Das Verhaltensmuster, Entscheidungen allzu oft auf ideologische Annahmen zu bauen, hat sich eben auch die AfD zueigen gemacht. In gewisser Weise war die bisherige Parteienlandschaft hier mit guter Vorbildwirkung unterwegs. So behauptet man in der Petry-Meuthen-Partei, dass die deutsche Gesellschaft derart bis zur Unkenntlichkeit verändert wurde, dass man dies nun unbedingt wieder ändern wolle. Zugespitzt könnte man sagen, hier bricht sich eine Vorstellung nach Stillstand oder eben vertrauter früherer Gemütlichkeit in vorglobalisierten Zeiten Bahn. Der designierte Präsident Trump gibt hier die Marschroute vor. Freihandelsabkommen will er aussetzen, dem Apple-Konzern macht er Steuervergünstigungsangebote, wenn Produktionen zurück in die Vereinigten Staaten verlagert würden. Das mag in den Chefetagen globaler Unternehmen verheerend klingen und Finanzexperten drohen schon mit negativer Marktentwicklung. Aus ihrer Sicht ist die Reaktion schlüssig. Doch weder der weltumspannende Finanzmarkt noch die globalen Handelsmärkte scheren sich um nationale oder gar regionale Befindlichkeiten. Die rechtskonservative Tendenz in ganz Europa muss eben auch als eine Art Gegenbewegung zur Globalisierung gesehen werden. Dass darunter Ressentiments gegenüber Minderheiten aufbrechen, ist eine zutiefst beklagenswerte Erscheinung.

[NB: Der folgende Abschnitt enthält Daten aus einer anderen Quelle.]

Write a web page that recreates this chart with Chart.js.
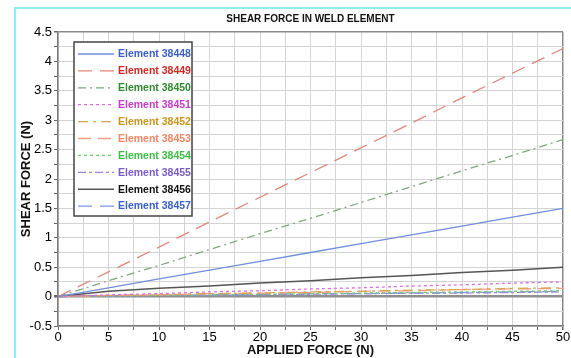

Reibung ensteht genau dort, wo einerseits politisches Ausharren von sich ändernden äußeren Bedingungen unterlaufen wird bzw. andererseits, wo Veränderungen vorangetrieben wurden, denen man besser mit Abwarten begegnet wäre. Das ist der Urkern von Politik. Man muss sich in allen Parteien schon an die eigene Nase fassen und die Versäumnisse letzter Jahrzehnte benennen, um sich aus der teilweise selbst um den Hals gelegten Schlinge ziehen zu wollen, sonst bleibt alles anders und keiner versteht das, aber das versteht jeder.